start Recorded data

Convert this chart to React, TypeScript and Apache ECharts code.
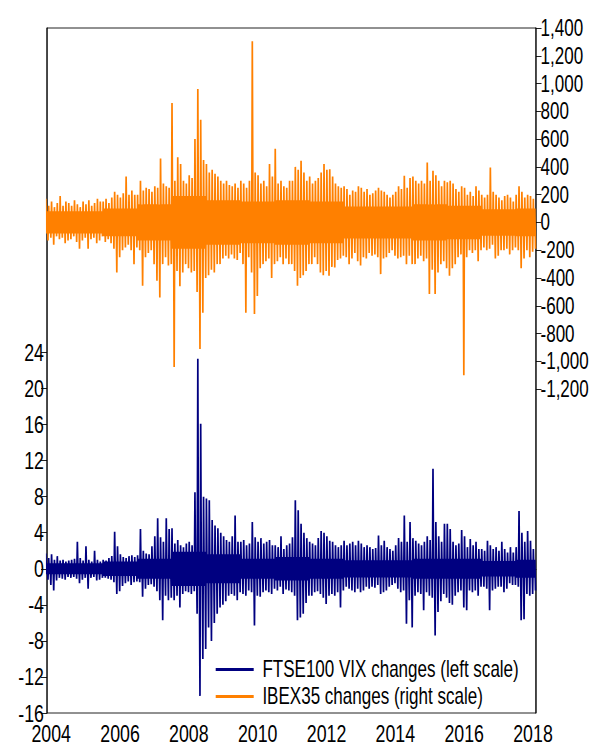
import React, { useEffect, useRef } from 'react';
import * as echarts from 'echarts';

// first month of the sample: May 2004, monthly high / low of daily changes
const START_YEAR = 2004;
const START_MONTH = 5;

const ibexHigh = [
  // 2004 May-Dec
  170, 120, 150, 110, 140, 190, 120, 150,
  // 2005
  140, 120, 160, 130, 110, 150, 130, 160, 120, 140, 170, 150,
  // 2006
  150, 170, 140, 180, 220, 200, 180, 210, 330, 200, 230, 200,
  // 2007
  200, 300, 230, 250, 240, 220, 260, 250, 460, 280, 260, 250,
  // 2008
  860, 300, 470, 420, 300, 280, 340, 320, 600, 960, 740, 450,
  // 2009
  420, 360, 380, 350, 330, 300, 280, 300, 270, 260, 280, 250,
  // 2010
  300, 280, 250, 300, 1305, 360, 340, 280, 300, 260, 420, 330,
  // 2011
  530, 280, 300, 260, 250, 300, 300, 400, 380, 444, 360, 300,
  // 2012
  330, 280, 300, 320, 360, 420, 380, 383, 330, 280, 260, 250,
  // 2013
  260, 240, 200, 230, 220, 260, 250, 220, 240, 200, 210, 230,
  // 2014
  250, 230, 220, 200, 180, 200, 220, 260, 240, 336, 250, 320,
  // 2015
  330, 300, 280, 300, 280, 432, 300, 372, 340, 300, 260, 300,
  // 2016
  290, 300, 280, 240, 220, 260, 250, 200, 220, 190, 260, 230,
  // 2017
  200, 180, 200, 396, 220, 200, 180, 160, 190, 200, 180, 150,
  // 2018 Jan-Jul
  200, 260, 220, 180, 200, 190, 170,
];

const ibexLow = [
  // 2004
  -130, -110, -160, -100, -120, -110, -150, -130,
  // 2005
  -120, -100, -140, -190, -130, -110, -190, -120, -110, -150, -130, -100,
  // 2006
  -140, -120, -150, -190, -360, -250, -200, -180, -160, -200, -300, -180,
  // 2007
  -200, -456, -250, -220, -200, -300, -420, -540, -300, -250, -310, -300,
  // 2008
  -1040, -350, -460, -360, -300, -330, -360, -350, -500, -912, -650, -400,
  // 2009
  -380, -340, -360, -300, -300, -260, -240, -260, -230, -260, -270, -220,
  // 2010
  -300, -650, -250, -360, -660, -530, -330, -300, -280, -260, -400, -300,
  // 2011
  -280, -250, -300, -260, -300, -300, -350, -456, -400, -380, -350, -300,
  // 2012
  -300, -250, -300, -360, -380, -350, -384, -320, -324, -270, -260, -240,
  // 2013
  -250, -300, -260, -220, -280, -310, -250, -260, -220, -240, -230, -250,
  // 2014
  -372, -260, -250, -220, -200, -240, -260, -250, -240, -300, -240, -300,
  // 2015
  -300, -260, -240, -280, -260, -516, -340, -516, -360, -300, -280, -330,
  // 2016
  -384, -330, -300, -250, -230, -1100, -250, -200, -220, -200, -280, -200,
  // 2017
  -180, -200, -190, -160, -260, -240, -200, -200, -190, -230, -200, -180,
  // 2018
  -200, -330, -260, -200, -250, -210, -190,
];

// half-height of the dense core band of each year, 2004..2018
const ibexCore = [80, 80, 100, 130, 190, 160, 150, 160, 150, 115, 115, 130, 120, 95, 100];

const vixHigh = [
  // 2004
  1.7, 1.2, 1.6, 1.0, 1.4, 0.9, 1.0, 0.8,
  // 2005
  0.9, 1.0, 1.1, 3.0, 1.2, 0.9, 2.5, 1.0, 0.8, 2.0, 1.0, 0.8,
  // 2006
  1.0, 0.9, 1.2, 1.4, 4.1, 2.5, 1.6, 1.3, 1.2, 1.4, 1.5, 1.3,
  // 2007
  1.5, 4.4, 2.0, 1.7, 1.6, 2.5, 3.6, 5.6, 3.5, 3.0, 5.6, 4.4,
  // 2008
  4.5, 2.8, 3.2, 2.6, 2.4, 2.8, 3.0, 2.6, 8.5, 23.3, 16.1, 8.0,
  // 2009
  7.8, 7.6, 5.4, 4.8, 4.5, 4.0, 3.6, 3.2, 3.0, 3.6, 5.9, 3.0,
  // 2010
  3.0, 3.2, 2.6, 2.8, 5.2, 3.5, 3.0, 3.4, 2.8, 3.0, 3.2, 2.6,
  // 2011
  2.6, 2.4, 3.6, 2.2, 2.6, 2.8, 3.5, 7.6, 6.5, 5.0, 4.0, 3.4,
  // 2012
  3.0, 2.8, 2.6, 3.4, 4.2, 4.0, 3.6, 3.1, 3.0, 2.6, 2.4, 2.6,
  // 2013
  3.1, 2.6, 2.8, 3.0, 2.6, 3.1, 2.8, 2.4, 2.6, 2.4, 2.2, 2.3,
  // 2014
  3.7, 2.6, 3.1, 2.4, 2.2, 2.0, 2.6, 3.4, 3.0, 5.9, 3.0, 5.2,
  // 2015
  3.4, 3.1, 2.8, 2.6, 3.0, 3.6, 3.2, 11.1, 5.2, 3.6, 3.0, 5.0,
  // 2016
  5.0, 4.4, 3.0, 2.6, 2.8, 4.3, 3.6, 2.4, 3.3, 2.6, 3.0, 2.2,
  // 2017
  2.2, 2.0, 3.1, 2.6, 2.2, 2.4, 2.0, 3.0, 2.2, 1.8, 2.4, 1.8,
  // 2018
  2.4, 6.4, 4.0, 3.0, 4.2, 3.1, 2.2,
];

const vixLow = [
  // 2004
  -1.2, -1.8, -2.4, -1.3, -1.0, -1.1, -1.2, -0.9,
  // 2005
  -1.0, -0.9, -1.1, -1.6, -1.2, -1.0, -2.2, -1.0, -0.9, -1.3, -1.2, -1.0,
  // 2006
  -1.0, -1.1, -1.2, -1.5, -2.8, -2.5, -1.9, -1.6, -1.4, -1.8, -1.5, -1.4,
  // 2007
  -1.5, -3.1, -2.2, -1.8, -1.7, -2.0, -2.5, -3.5, -5.7, -3.0, -3.5, -3.2,
  // 2008
  -3.5, -3.0, -4.3, -2.8, -2.5, -2.6, -2.8, -2.5, -5.0, -14.1, -10.0, -8.9,
  // 2009
  -6.5, -8.0, -6.0, -5.0, -4.3, -4.0, -3.6, -3.0, -2.8, -3.0, -3.5, -2.6,
  // 2010
  -2.8, -3.0, -2.4, -2.6, -6.3, -3.0, -3.1, -2.6, -2.4, -2.6, -2.8, -2.2,
  // 2011
  -2.4, -2.0, -2.8, -2.3, -2.4, -2.6, -3.0, -5.7, -5.4, -5.0, -3.8, -3.0,
  // 2012
  -3.0, -2.6, -2.5, -2.8, -3.2, -3.9, -3.0, -2.8, -3.0, -2.6, -4.3, -2.4,
  // 2013
  -2.0, -2.2, -2.4, -2.6, -2.2, -2.6, -2.4, -2.0, -2.2, -2.0, -2.1, -1.8,
  // 2014
  -2.8, -2.6, -2.4, -2.0, -1.8, -1.6, -2.2, -2.6, -2.4, -6.1, -3.5, -6.5,
  // 2015
  -3.0, -2.6, -2.8, -4.6, -2.6, -3.0, -3.2, -7.4, -4.8, -3.6, -2.8, -3.2,
  // 2016
  -3.8, -4.0, -3.0, -2.6, -2.4, -4.3, -4.6, -2.4, -2.6, -2.4, -3.0, -2.0,
  // 2017
  -2.0, -2.2, -4.6, -2.4, -2.2, -2.0, -2.0, -2.6, -2.2, -1.6, -1.8, -1.8,
  // 2018
  -2.0, -5.7, -5.6, -2.8, -3.0, -2.8, -2.4,
];

const vixCore = [0.6, 0.6, 0.8, 1.1, 1.9, 1.6, 1.1, 1.3, 1.1, 0.95, 0.95, 1.1, 1.1, 0.85, 1.0];

const yearLabels = [2004, 2006, 2008, 2010, 2012, 2014, 2016, 2018];
const leftTicks = [-16, -12, -8, -4, 0, 4, 8, 12, 16, 20, 24];
const rightTicks = [-1200, -1000, -800, -600, -400, -200, 0, 200, 400, 600, 800, 1000, 1200, 1400];

const X_MIN = 2004.378;
const X_MAX = 2018.587;
const FONT = "'Liberation Sans', Arial, sans-serif";
// the whole chart is drawn K times wider, then squeezed back horizontally,
// which gives the condensed lettering of the original
const K = 1.35;

function buildSeries(hi: number[], lo: number[], core: number[]) {
  const out: number[][] = [];
  for (let m = 0; m < hi.length; m++) {
    const idx = START_MONTH - 1 + m;
    const t0 = START_YEAR + idx / 12;
    const c = core[Math.floor(idx / 12)];
    out.push([t0 + 0.125 / 12, hi[m]]);
    out.push([t0 + 0.375 / 12, -c]);
    out.push([t0 + 0.625 / 12, c]);
    out.push([t0 + 0.875 / 12, lo[m]]);
  }
  return out;
}

export default function App() {
  const ref = useRef<HTMLDivElement>(null);
  useEffect(() => {
    if (!ref.current) return;
    const chart = echarts.init(ref.current, undefined, { renderer: 'svg' });
    const quarterTicks: number[] = [];
    for (let y = 2004.5; y <= X_MAX; y += 0.25) quarterTicks.push(y);
    const majorTicks: number[] = [];
    for (let y = 2005; y <= X_MAX; y += 2) majorTicks.push(y);
    const hLine = { color: '#000', width: 1 };
    const vLine = { color: '#000', width: K };
    chart.setOption({
      animation: false,
      backgroundColor: '#fff',
      grid: { left: 47 * K, top: 28, width: 489 * K, height: 685, show: true, borderColor: '#000', borderWidth: 1 },
      xAxis: [
        {
          type: 'value', min: X_MIN, max: X_MAX, position: 'bottom',
          axisLine: { show: true, lineStyle: hLine },
          axisTick: { show: true, inside: true, length: 3, customValues: quarterTicks, lineStyle: vLine },
          axisLabel: {
            customValues: yearLabels.map((y) => y + 0.5),
            formatter: (v: number) => String(Math.floor(v)),
            fontSize: 24, color: '#000', fontFamily: FONT, margin: 8,
          },
          splitLine: { show: false },
        },
        {
          type: 'value', min: X_MIN, max: X_MAX, position: 'bottom',
          axisLine: { show: false },
          axisTick: { show: true, inside: true, length: 6, customValues: majorTicks, lineStyle: vLine },
          axisLabel: { show: false },
          splitLine: { show: false },
        },
      ],
      yAxis: [
        {
          type: 'value', min: -16, max: 60, position: 'left',
          axisLine: { show: true, lineStyle: vLine },
          axisTick: { show: true, length: 6 * K, customValues: leftTicks, lineStyle: hLine },
          axisLabel: { customValues: leftTicks, fontSize: 24, color: '#000', fontFamily: FONT, margin: 3 * K },
          splitLine: { show: false },
        },
        {
          type: 'value', min: -3532, max: 1400, position: 'right',
          axisLine: { show: true, lineStyle: vLine },
          axisTick: { show: true, length: 5.5 * K, customValues: rightTicks, lineStyle: hLine },
          axisLabel: {
            customValues: rightTicks,
            formatter: (v: number) => v.toLocaleString('en-US'),
            fontSize: 23, color: '#000', fontFamily: FONT, margin: 4.5 * K,
          },
          splitLine: { show: false },
        },
      ],
      legend: {
        orient: 'vertical', left: 212 * K, top: 653, itemWidth: 38 * K, itemHeight: 3, itemGap: 4,
        icon: 'rect',
        textStyle: { fontSize: 23, fontFamily: FONT, color: '#000', padding: [0, 0, 0, 5 * K] },
        data: ['FTSE100 VIX changes (left scale)', 'IBEX35 changes (right scale)'],
      },
      series: [
        {
          type: 'line', name: 'FTSE100 VIX changes (left scale)', xAxisIndex: 0, yAxisIndex: 0,
          data: buildSeries(vixHigh, vixLow, vixCore), symbol: 'none', showSymbol: false,
          lineStyle: { color: '#000080', width: 2.3 }, itemStyle: { color: '#000080' },
        },
        {
          type: 'line', name: 'IBEX35 changes (right scale)', xAxisIndex: 0, yAxisIndex: 1,
          data: buildSeries(ibexHigh, ibexLow, ibexCore), symbol: 'none', showSymbol: false,
          lineStyle: { color: '#ff8000', width: 2.3 }, itemStyle: { color: '#ff8000' },
        },
      ],
    });
    return () => chart.dispose();
  }, []);
  return (
    <div style={{ position: 'absolute', left: 0, top: 0, width: 597, height: 747, overflow: 'hidden', background: '#fff' }}>
      <div
        ref={ref}
        style={{ width: Math.round(597 * K), height: 747, transform: `scaleX(${1 / K})`, transformOrigin: '0 0' }}
      />
    </div>
  );
}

end Recorded data

Leave the pictures out and please restate exactly the lines running from the start of the material through the one with "const START_MONTH = 5;".

■ Output:
Convert this chart to React, TypeScript and Apache ECharts code.
import React, { useEffect, useRef } from 'react';
import * as echarts from 'echarts';

// first month of the sample: May 2004, monthly high / low of daily changes
const START_YEAR = 2004;
const START_MONTH = 5;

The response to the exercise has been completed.